King of Bonds: “Don’t Buy Bonds, Buy Gold”

Posted | 10/08/2016 / Views | 4114
Back to News
Next Article
Overnight we saw evidence of the gold and silver drop that followed last Friday’s payroll data unwinding. This is entirely consistent with the larger trend suggested by the chorus of recommendations coming from investment legends. The reality is that governments are abusing the privilege of issuing trusted debt on a scale that is incomprehensible to many followers of classical economic teachings and the warnings are becoming hard to ignore. PIMCO founder Bill Gross has recently stated “I don’t like bonds; I don’t like most stocks; I don’t like private equity. Real assets such as land, gold and tangible plant and equipment at a discount are favoured asset categories”. 

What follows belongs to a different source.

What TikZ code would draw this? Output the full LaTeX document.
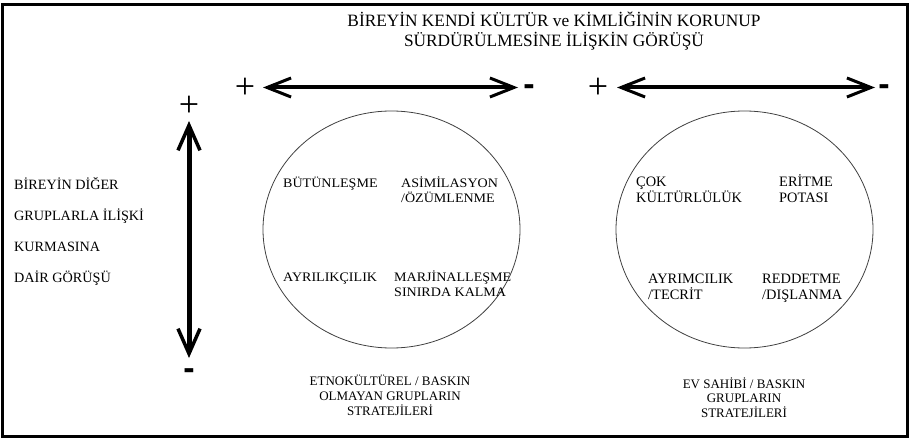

What’s not to like about bonds? One simple answer is that the risk reward ratio is now unacceptably high, particularly in cases where the reward is guaranteed to be negative. Gross explains: “Sovereign bond yields at record lows aren’t worth the risk and are therefore not top of my shopping list right now; it’s too risky”. Furthermore, “low yields mean bonds are especially vulnerable because a small increase can bring a large decline in price.”

Share market participants will have noticed the inexplicable upward stock price trajectory in recent weeks and all in the context of horrible economic data and low volume. Those who took the opportunity to short what should have been a short-lived rally have been left bloodied in the process. Again, Bill Gross explains “The credit-fuelled economy is running out of steam, and central banks can continue with their easing but doing so will distort the markets. These two realities will eventually lead to disaster and terrible returns for investors unless there is serious GDP growth pickup.”

The key take away is that gold’s value is not linked to a government or central bank; something to ponder if any of the above sounds unsettling.